Był to trzeci oficjalny rekord bity przez mieszkańców Lęborka. Wcześniejsze dotyczyły wspólnego tańczenia belgijki oraz do piosenki „Chocolate choco choco” w maju 2017 roku, a na placu Pokoju stawiło się wówczas 1384 uczestników. Jak się okazało, do niedzielnego pobicia rekordu w największym sercu ułożonym z ludzi nie trzeba było 1981 osób, jak początkowo zapowiadano.

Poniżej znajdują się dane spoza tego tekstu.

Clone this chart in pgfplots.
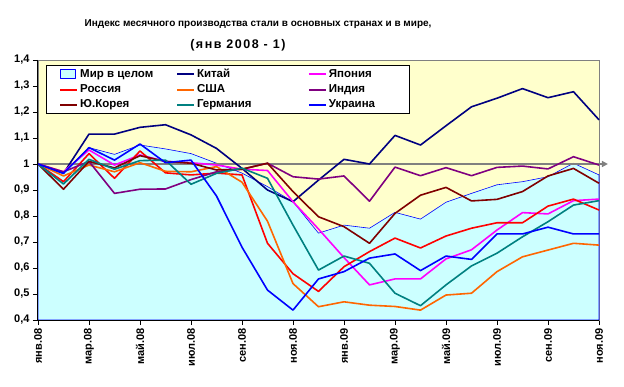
\documentclass[border=0pt]{standalone}
\usepackage{fontspec}
\setmainfont{Liberation Sans}
\usepackage{pgfplots}
\pgfplotsset{compat=1.18}
\usetikzlibrary{arrows.meta}
\definecolor{bgyellow}{HTML}{FFFFCC}
\definecolor{worldfill}{HTML}{CCFFFF}
\definecolor{cChina}{HTML}{000080}
\definecolor{cJapan}{HTML}{FF00FF}
\definecolor{cRussia}{HTML}{FF0000}
\definecolor{cUSA}{HTML}{FF6600}
\definecolor{cIndia}{HTML}{800080}
\definecolor{cKorea}{HTML}{800000}
\definecolor{cGermany}{HTML}{008080}
\definecolor{cUkraine}{HTML}{0000FF}
\definecolor{axgray}{HTML}{808080}
\begin{document}
\begin{tikzpicture}
\begin{axis}[
  scale only axis, width=561pt, height=260pt,
  xmin=0, xmax=22, ymin=0.4, ymax=1.4,
  clip=false,
  axis background/.style={fill=bgyellow},
  axis line style={axgray, line width=0.8pt},
  tick align=outside, xtick pos=left, ytick pos=left,
  major tick length=5pt,
  tick style={black, line width=0.8pt},
  xtick={0,2,...,22},
  xticklabels={янв.08,мар.08,май.08,июл.08,сен.08,ноя.08,янв.09,мар.09,май.09,июл.09,сен.09,ноя.09},
  xticklabel style={rotate=90, anchor=east, font=\bfseries\fontsize{11}{13}\selectfont},
  ytick={0.4,0.5,0.6,0.7,0.8,0.9,1.0,1.1,1.2,1.3,1.4},
  yticklabels={{0,4},{0,5},{0,6},{0,7},{0,8},{0,9},{1},{1,1},{1,2},{1,3},{1,4}},
  yticklabel style={font=\bfseries\fontsize{11}{13}\selectfont},
  legend columns=3,
  legend style={at={(axis description cs:0.0143,0.981)}, anchor=north west,
    draw=black, line width=0.8pt, fill=white,
    font=\bfseries\fontsize{11.5}{13}\selectfont,
    inner xsep=13pt, inner ysep=2pt, row sep=1.5pt},
  legend cell align=left,
  every axis plot/.append style={line width=1.6pt, line join=round,
    legend image code/.code={\draw[##1, line width=1.8pt] (0pt,0pt) -- (17pt,0pt);}},
]
% World area
\addplot[fill=worldfill, draw=cUkraine, line width=0.6pt,
  legend image code/.code={\draw[fill=worldfill, draw=cUkraine, line width=0.8pt] (0pt,-4.5pt) rectangle (15pt,4.5pt);}]
  coordinates {(0,1.0)(1,0.965)(2,1.063)(3,1.037)(4,1.073)(5,1.058)(6,1.04)(7,1.003)(8,0.965)(9,0.913)(10,0.855)(11,0.734)(12,0.765)(13,0.753)(14,0.814)(15,0.788)(16,0.853)(17,0.887)(18,0.92)(19,0.932)(20,0.951)(21,1.003)(22,0.958)} \closedcycle;
\addlegendentry{\makebox[94pt][l]{Мир в целом}}
% reference line at 1
\addplot[forget plot, axgray, line width=2pt, -{Triangle[length=6pt,width=6pt]}] coordinates {(0,1) (22.35,1)};
\addplot[cChina] coordinates {(0,1.0)(1,0.964)(2,1.115)(3,1.115)(4,1.141)(5,1.151)(6,1.112)(7,1.06)(8,0.983)(9,0.90)(10,0.855)(11,0.938)(12,1.018)(13,1.0)(14,1.11)(15,1.073)(16,1.147)(17,1.22)(18,1.253)(19,1.29)(20,1.255)(21,1.278)(22,1.17)};
\addlegendentry{\makebox[109pt][l]{Китай}}
\addplot[cJapan] coordinates {(0,1.0)(1,0.97)(2,1.054)(3,0.996)(4,1.035)(5,1.01)(6,1.005)(7,0.996)(8,0.98)(9,0.975)(10,0.855)(11,0.75)(12,0.64)(13,0.535)(14,0.558)(15,0.558)(16,0.635)(17,0.67)(18,0.746)(19,0.813)(20,0.808)(21,0.859)(22,0.865)};
\addlegendentry{\makebox[66pt][l]{Япония}}
\addplot[cRussia] coordinates {(0,1.0)(1,0.932)(2,1.04)(3,0.945)(4,1.05)(5,0.966)(6,0.958)(7,0.965)(8,0.958)(9,0.695)(10,0.578)(11,0.51)(12,0.605)(13,0.663)(14,0.715)(15,0.677)(16,0.723)(17,0.753)(18,0.774)(19,0.774)(20,0.838)(21,0.865)(22,0.823)};
\addlegendentry{\makebox[94pt][l]{Россия}}
\addplot[cUSA] coordinates {(0,1.0)(1,0.954)(2,0.996)(3,0.97)(4,1.005)(5,0.972)(6,0.97)(7,0.99)(8,0.93)(9,0.78)(10,0.54)(11,0.451)(12,0.47)(13,0.457)(14,0.452)(15,0.438)(16,0.496)(17,0.503)(18,0.586)(19,0.643)(20,0.669)(21,0.695)(22,0.688)};
\addlegendentry{\makebox[109pt][l]{США}}
\addplot[cIndia] coordinates {(0,1.0)(1,0.97)(2,1.01)(3,0.887)(4,0.903)(5,0.904)(6,0.94)(7,0.97)(8,0.98)(9,1.003)(10,0.951)(11,0.942)(12,0.954)(13,0.857)(14,0.988)(15,0.955)(16,0.986)(17,0.955)(18,0.987)(19,0.992)(20,0.981)(21,1.028)(22,0.996)};
\addlegendentry{\makebox[66pt][l]{Индия}}
\addplot[cKorea] coordinates {(0,1.0)(1,0.903)(2,1.01)(3,0.985)(4,1.032)(5,1.01)(6,1.003)(7,0.977)(8,0.98)(9,1.003)(10,0.894)(11,0.797)(12,0.759)(13,0.695)(14,0.81)(15,0.88)(16,0.91)(17,0.858)(18,0.864)(19,0.894)(20,0.954)(21,0.983)(22,0.926)};
\addlegendentry{\makebox[94pt][l]{Ю.Корея}}
\addplot[cGermany] coordinates {(0,1.0)(1,0.923)(2,1.018)(3,0.98)(4,1.013)(5,1.015)(6,0.922)(7,0.964)(8,0.984)(9,0.945)(10,0.765)(11,0.592)(12,0.646)(13,0.618)(14,0.503)(15,0.455)(16,0.535)(17,0.608)(18,0.657)(19,0.72)(20,0.778)(21,0.842)(22,0.859)};
\addlegendentry{\makebox[109pt][l]{Германия}}
\addplot[cUkraine] coordinates {(0,1.0)(1,0.964)(2,1.063)(3,1.015)(4,1.077)(5,1.005)(6,1.015)(7,0.877)(8,0.68)(9,0.515)(10,0.438)(11,0.558)(12,0.586)(13,0.638)(14,0.654)(15,0.59)(16,0.646)(17,0.633)(18,0.731)(19,0.731)(20,0.757)(21,0.731)(22,0.731)};
\addlegendentry{\makebox[66pt][l]{Украина}}
% black left and bottom axis lines
\draw[black, line width=1pt] (rel axis cs:0,1) -- (rel axis cs:0,0) -- (rel axis cs:1,0);
% title
\node[font=\bfseries\fontsize{10}{12}\selectfont, anchor=center] at (axis cs:8.63,1.538) {Индекс месячного производства стали в основных странах и в мире,};
\node[font=\bfseries\fontsize{12.5}{14}\selectfont\addfontfeatures{LetterSpace=12}, anchor=center] at (axis cs:7.84,1.458) {(янв 2008 - 1)};
\end{axis}
\pgfresetboundingbox
\path ([shift={(-38pt,-66pt)}]current axis.south west) rectangle ([shift={(25pt,60pt)}]current axis.north east);
\end{tikzpicture}
\end{document}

– Faktycznie największe serce utworzone z ludzi miało 1980 osób, natomiast gdy wpłaciłem pieniądze, tydzień przed wydarzeniem otrzymałem szczegółowe wytyczne, w których podano, że wszyscy uczestnicy muszą posiadać jednobarwny element ubioru – informuje Patryk Bianga. – To by oznaczało, że muszą mieć 2 tys. czerwonych czapek lub koszulek, a to było niemożliwe do przygotowania w tak krótkim czasie. Interweniowałem w biurze rekordów, gdzie zaproponowano mi wyjście z sytuacji, a mianowicie utworzenie największego świecącego obrazu utworzonego z ludzi, którego dotychczasowy rekord wynosił 159 osób. Myślę, że za rok postaramy się zorganizować 2 tys. koszulek lub czapek i sięgniemy po kolejny rekord.
Patryk Bianga zaznaczył, że najważniejsze jest to, że ten rekord zjednoczył i zainspirował mieszkańców do działania. Dodał, że nie każdy ma ducha społecznika i nie każdy musi taki być. Według niego dziś potrzeba ludzi, którzy łączą i dają ten impuls, a jak widać społeczeństwo na ten impuls odpowiada, co jest najważniejsze jeśli chodzi o budowanie społeczeństwa obywatelskiego.
– Nie ukrywam, ale wewnętrznie moją misją i pasją jest budowanie społeczeństwa obywatelskiego i mam nadzieję, że uda mi się to zrealizować – oznajmia Patryk Bianga. – Udało się nam stworzyć „Lęborskie serce, które łączy” i ono rzeczywiście nas połączyło za co ogromnie dziękuję wszystkim tym, którzy byli w to zaangażowani, ale przede wszystkim tym, którzy poświęcili czas, byli z nami, postanowili postać, pomarznąć, ale też mieć z tego radość i satysfakcję. Zobaczyłem wiele osób, które były zdeterminowane do tego, żeby podjąć się tej inicjatywy i pokazać, że Lębork potrafi być razem. Przyjechali też ludzie z powiatu lęborskiego, a sam widziałem mieszkańców Cewic i Łeby. To pokazuje, że ludzie są otwarci i chcą się integrować. Ponadto fajne i ciekawe pomysły na promocję miasta i powiatu przyciągają ludzi. Trzeba je tylko znajdować i mobilizować mieszkańców. To także duża lekcja dla organizatorów. Wszystkim nam przyświecał cel, by poprzez ten rekord Lębork zaistniał na mapie Polski i z całą pewnością to się udało.
Jak przyznał organizator, kolejne bicie rekordu planuje zorganizować w maju, ale już z innej okazji.